Predictor Packing in Developing Unprecedented Shaped Colloidal Particles

Developing particles of different anisotropic shapes are the hot topic since decades as they guarantee some special features of properties not possible through other means. Again, controlling atoms to develop certain size and shape particle is a quite challenging job. In this study, gold particles of different shapes are developed via pulse-based electronphoton-solution interface process. Gold atoms of certain transition state develop monolayer assembly at solution surface around the light glow (known in argon plasma) being generated at bottom of copper capillary (known in cathode). The rate of uplifting gold atoms to solution surface is being controlled by forcing energy (travelling photons) pursuing electrons and high energy photons (in high density) entering to solution.
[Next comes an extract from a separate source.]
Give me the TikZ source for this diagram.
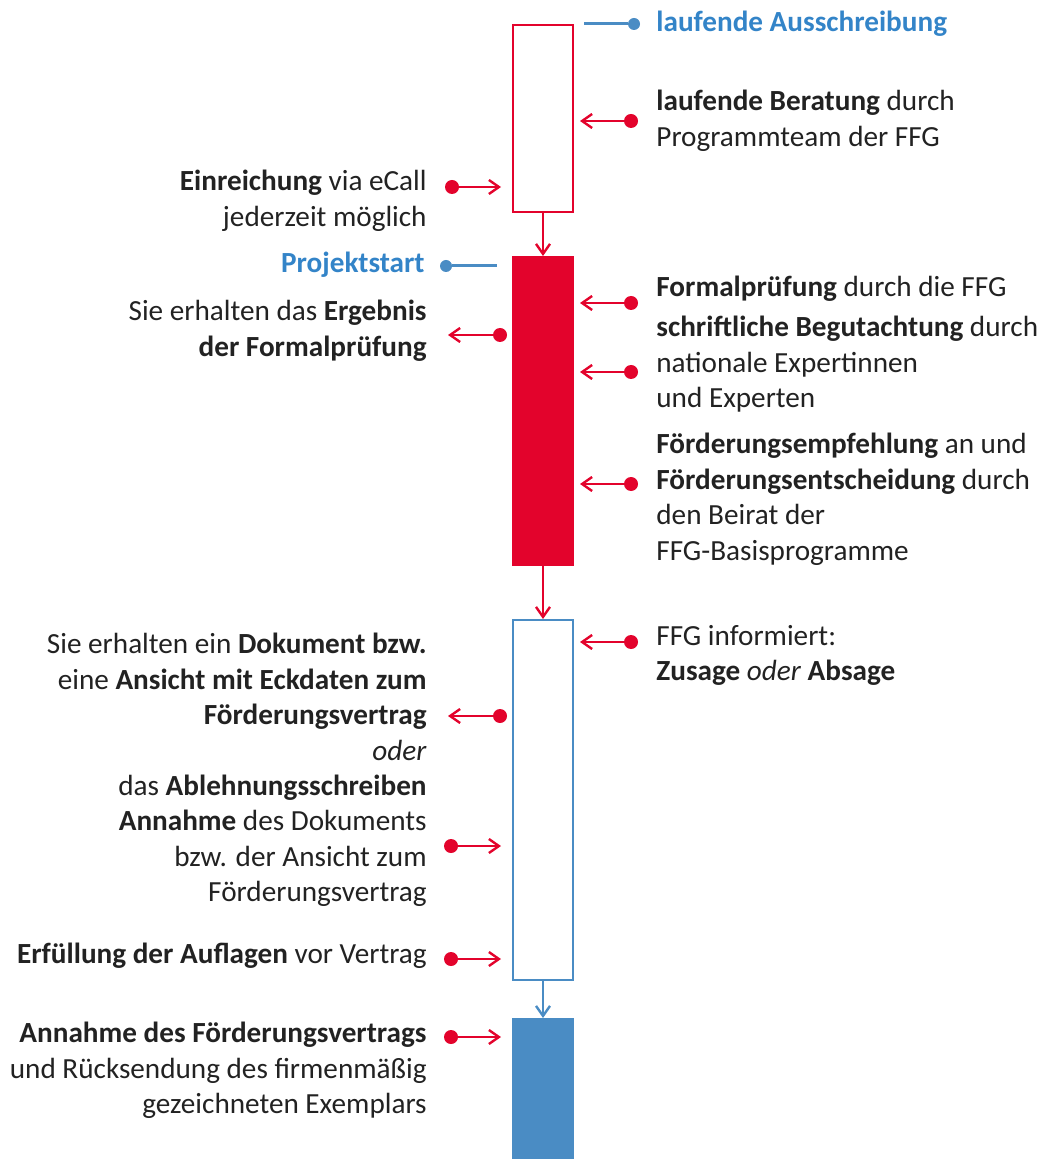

Gold atoms dissociated from the precursor under dissipating heat energy into the solution supplied under propagating photons characteristic current through immersed graphite rod (known in anode). Placing packets of nano shape energy of tuned pulse protocol over compact monolayer assembly comprising transition state atoms develop tiny-sized particles of formed shape. On separation of joint tiny particles into two equilateral triangular-shaped tiny particles, exerting forces of surface format elongate atoms of one-dimensional arrays converting them into structures of smooth elements. Due to immersing level of force, such tiny-shaped particles pack from different zones at centre of light glow where they assembled structures of smooth elements for developing mono-layers of different shapes of particles. Developing one-dimensional particles deal assembling of structures of smooth elements of packing tiny-shaped particles from nearly rearward zones of reflection of north-south poles, whereas, developing multi-dimensional particles deal assembling of structures of smooth elements of packing tiny-shaped particles from the east-west poles and near regions. Depending on the number of assembled structures of smooth elements at point of nucleation, packing of tiny-shaped particles from different zones develop different shapes of the anisotropic particles. At fixed precursor concentration, increasing the process time results into develop particles of low aspect ratio. Under tuned parameters, developing mechanisms of particles exhibiting unprecedented features are discussed.